The updates unify Azure Local, Microsoft 365 Local, and newly announced Foundry Local into what Microsoft calls Sovereign Private Cloud, delivering a full-stack experience designed to remain resilient regardless of connectivity conditions. Organizations can now deploy multimodal AI models locally on customer-owned hardware from partners like NVIDIA while maintaining strict sovereign boundaries.

"The availability of Azure Local disconnected operations represents a breakthrough for organizations that need control over their data without sacrificing the power of the Microsoft Cloud," said Gerard Hoffmann, CEO of Proximus Luxembourg. "For Luxembourg, where digital sovereignty is not just a principle but a strategic necessity, this model offers the resilience, autonomy and trust our market expects."

Three-Tier Disconnected Stack

The Sovereign Private Cloud architecture addresses a reality facing defense agencies, intelligence services, financial regulators, and critical infrastructure operators: external dependencies may be unacceptable, connectivity may be intentionally restricted, and operational continuity is imperative rather than optional.

Azure Local disconnected operations allows organizations to run mission-critical infrastructure with Azure governance and policy controls entirely on-premises without any cloud connectivity. Management, policy enforcement, and workload execution remain within customer-operated environments, ensuring services continue securely even when isolated.

Microsoft 365 Local disconnected brings core productivity workloads—Exchange Server, SharePoint Server, and Skype for Business Server supported through at least 2035—directly into sovereign boundaries. Teams can communicate and collaborate within the same controlled environment as infrastructure and AI workloads, operating under customer-owned policies with full control of data resiliency and compliance.

Foundry Local extends the stack to support large-scale AI models utilizing the latest GPUs.

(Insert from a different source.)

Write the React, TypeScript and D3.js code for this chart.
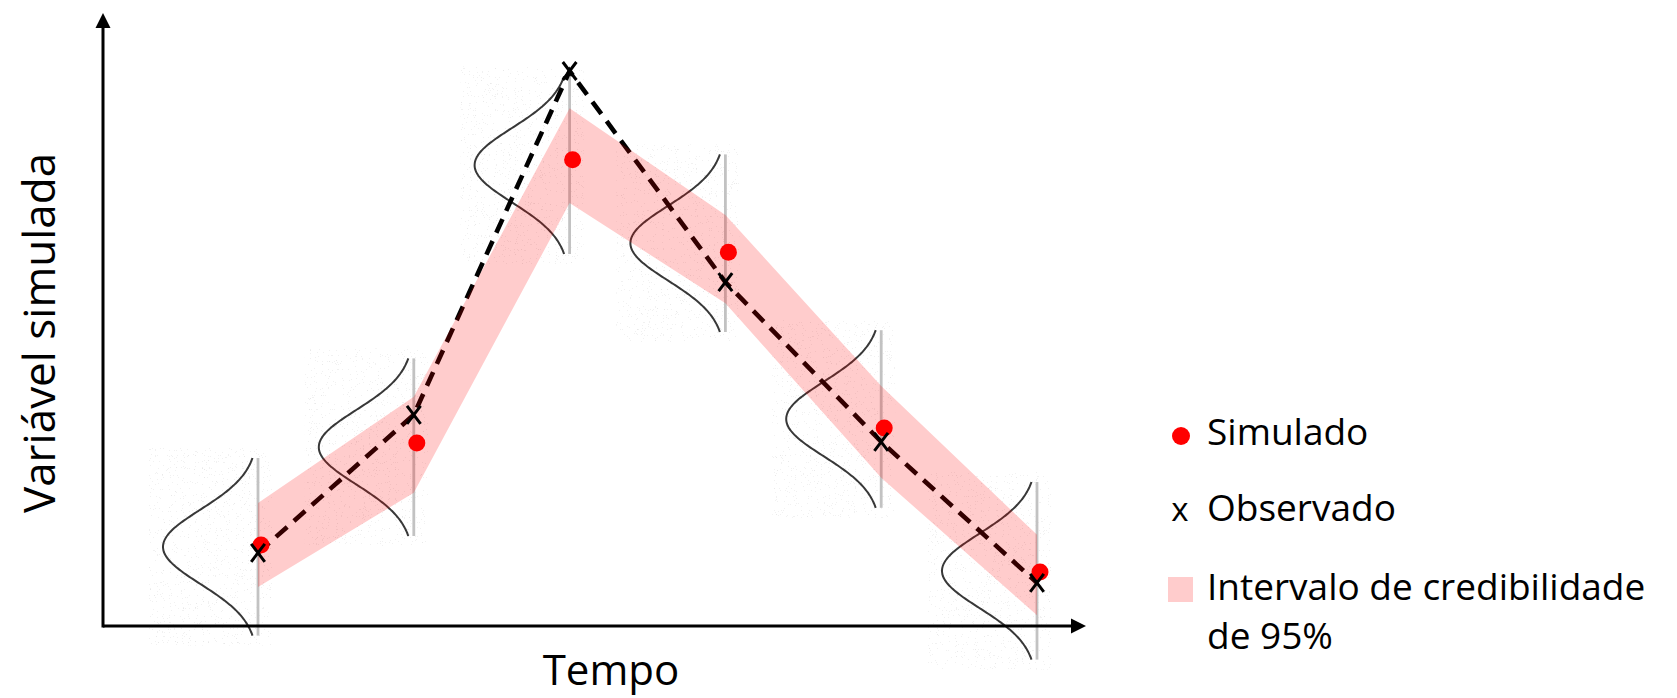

Organizations can now run multimodal models with local inferencing and APIs that operate completely within customer-controlled data boundaries. Microsoft provides comprehensive support for deployments, updates, and operational health while customers retain complete control over data and hardware.

Sovereignty as Strategic Requirement

The expansion reflects a broader shift in how governments and regulated industries approach cloud adoption. Digital sovereignty has evolved from policy debate to operational mandate as organizations reassess how they deploy critical infrastructure and AI capabilities under tighter regulatory scrutiny and elevated geopolitical risk.

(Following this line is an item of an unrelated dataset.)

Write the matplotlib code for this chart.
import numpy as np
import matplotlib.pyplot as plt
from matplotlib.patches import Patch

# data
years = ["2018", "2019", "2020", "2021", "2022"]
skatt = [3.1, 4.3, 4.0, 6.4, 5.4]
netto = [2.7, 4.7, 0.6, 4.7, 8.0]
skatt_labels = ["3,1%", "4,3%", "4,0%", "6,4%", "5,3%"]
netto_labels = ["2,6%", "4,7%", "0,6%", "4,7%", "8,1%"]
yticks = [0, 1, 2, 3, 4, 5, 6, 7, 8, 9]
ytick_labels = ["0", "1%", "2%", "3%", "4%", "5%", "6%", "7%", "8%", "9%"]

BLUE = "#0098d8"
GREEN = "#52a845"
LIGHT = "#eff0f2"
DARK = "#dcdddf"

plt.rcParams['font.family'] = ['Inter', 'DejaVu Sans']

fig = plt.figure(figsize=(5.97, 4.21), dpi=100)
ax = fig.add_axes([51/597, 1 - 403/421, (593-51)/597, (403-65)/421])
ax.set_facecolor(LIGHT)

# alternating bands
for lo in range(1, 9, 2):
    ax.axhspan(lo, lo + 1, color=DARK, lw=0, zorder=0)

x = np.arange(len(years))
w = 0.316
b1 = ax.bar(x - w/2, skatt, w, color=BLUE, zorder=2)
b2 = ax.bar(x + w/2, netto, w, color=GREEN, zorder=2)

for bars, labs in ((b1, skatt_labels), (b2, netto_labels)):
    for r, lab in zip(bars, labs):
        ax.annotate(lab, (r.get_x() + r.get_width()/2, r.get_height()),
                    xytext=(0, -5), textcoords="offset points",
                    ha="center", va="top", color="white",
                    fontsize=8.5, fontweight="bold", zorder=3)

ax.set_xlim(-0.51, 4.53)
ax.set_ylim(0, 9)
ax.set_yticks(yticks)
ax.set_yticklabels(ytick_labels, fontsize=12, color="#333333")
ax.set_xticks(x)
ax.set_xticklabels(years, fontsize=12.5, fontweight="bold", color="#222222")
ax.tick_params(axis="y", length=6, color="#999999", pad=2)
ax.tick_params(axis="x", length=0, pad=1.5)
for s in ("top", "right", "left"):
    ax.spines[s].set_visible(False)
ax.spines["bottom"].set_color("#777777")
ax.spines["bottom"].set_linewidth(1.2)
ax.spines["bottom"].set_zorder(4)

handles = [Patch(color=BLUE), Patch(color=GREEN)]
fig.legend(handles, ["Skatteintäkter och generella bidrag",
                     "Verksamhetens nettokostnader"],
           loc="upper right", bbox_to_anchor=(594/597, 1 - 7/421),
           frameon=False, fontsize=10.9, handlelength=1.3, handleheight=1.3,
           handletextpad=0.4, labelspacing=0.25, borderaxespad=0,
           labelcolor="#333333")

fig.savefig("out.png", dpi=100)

The approach allows customers to choose where workloads run and how environments are managed while standardizing governance and operational practices across connected and disconnected deployments. In connected environments, a cloud-based control plane manages on-premises components. In fully disconnected scenarios, the control plane operates locally as an appliance virtual machine, directly managing infrastructure and workloads without external connectivity.

Microsoft's strategy positions sovereignty controls not as limitations but as a continuum of options protecting against architecture fragmentation or operational risk increases. Customers can maintain consistent Azure experiences and policies while deploying workloads locally without depending on continuous public cloud connections.

Infrastructure Meets Independence

The announcement arrives as multiple governments establish cloud sovereignty requirements. Europe's push for digital autonomy, Middle Eastern national AI strategies, and Asia-Pacific data residency mandates are reshaping hyperscaler business models.

Microsoft has expanded its sovereign cloud regions to 33 countries, with recent commitments including Saudi Arabia's datacenter region scheduled for Q4 2026 and continued expansion across Europe. The company is also investing heavily in local capabilities through innovation hubs, workforce development, and regional headquarters supporting national talent development.

Azure Local is designed to scale from smaller deployments to data-intensive and AI-driven environments, allowing customers to start with immediate needs and expand over time while maintaining unified operational models inside sovereign boundaries. The platform now supports the latest NVIDIA GPUs, external SAN storage, and increased maximum scale to handle growing AI workloads.